Punching the Clock: Arts and Crafts

As a child I always imagined I would become an art teacher. Obviously, this never happened. For years I wanted to teach high school art, where I feel the talented artists emerge to begin on their journey of creativity and depictions of the world that within their high school years they oftentimes are still very much unaware of and are beginning to explore.

Working with Tresta Wightman, the high school art teacher at Unadilla Valley, I would have to say was the most fun and interesting place I could have picked to spend my morning.

As the students filed in, it was easy to see that Tresta knows her students well. They seem to have a rapport that in my years of high school I did not often see.

The jokes, the laughter, the instruction and the overall disarray – it was exactly what I pictured when I imagine a high school art room. Tresta, who seems at ease in the rush of students, the numerous questions thrown at her, the different projects the students are working on and the chaos of it all, says every day in the art room is interesting. “You never know what they will come up with,” she said.



The students, ranging from freshmen to seniors, not only confide in this teacher for her artistic input, but for life skills as well. “Ms.
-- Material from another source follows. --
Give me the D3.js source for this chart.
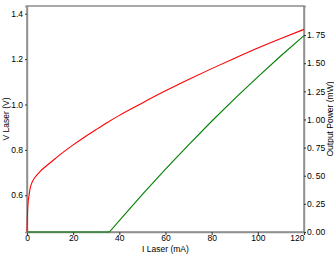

Wightman is awesome,” was the sentence I think I heard the most while there.

Tresta explains within her six years at UV she has taught many varieties of art including studio, ceramics, art history, basic art, basic design, independent art and portfolio art. “I also do the yearbook and an art enrichment course after school with the younger students,” said Tresta. “We do all kinds of messy projects in the enrichment class.”

Getting ready for the upcoming senior citizen dinner, Tresta said had taken a toll on her art room and her schedule as she along with any student who could lend a hand have been making papier mache snowmen for what seemed to be decades.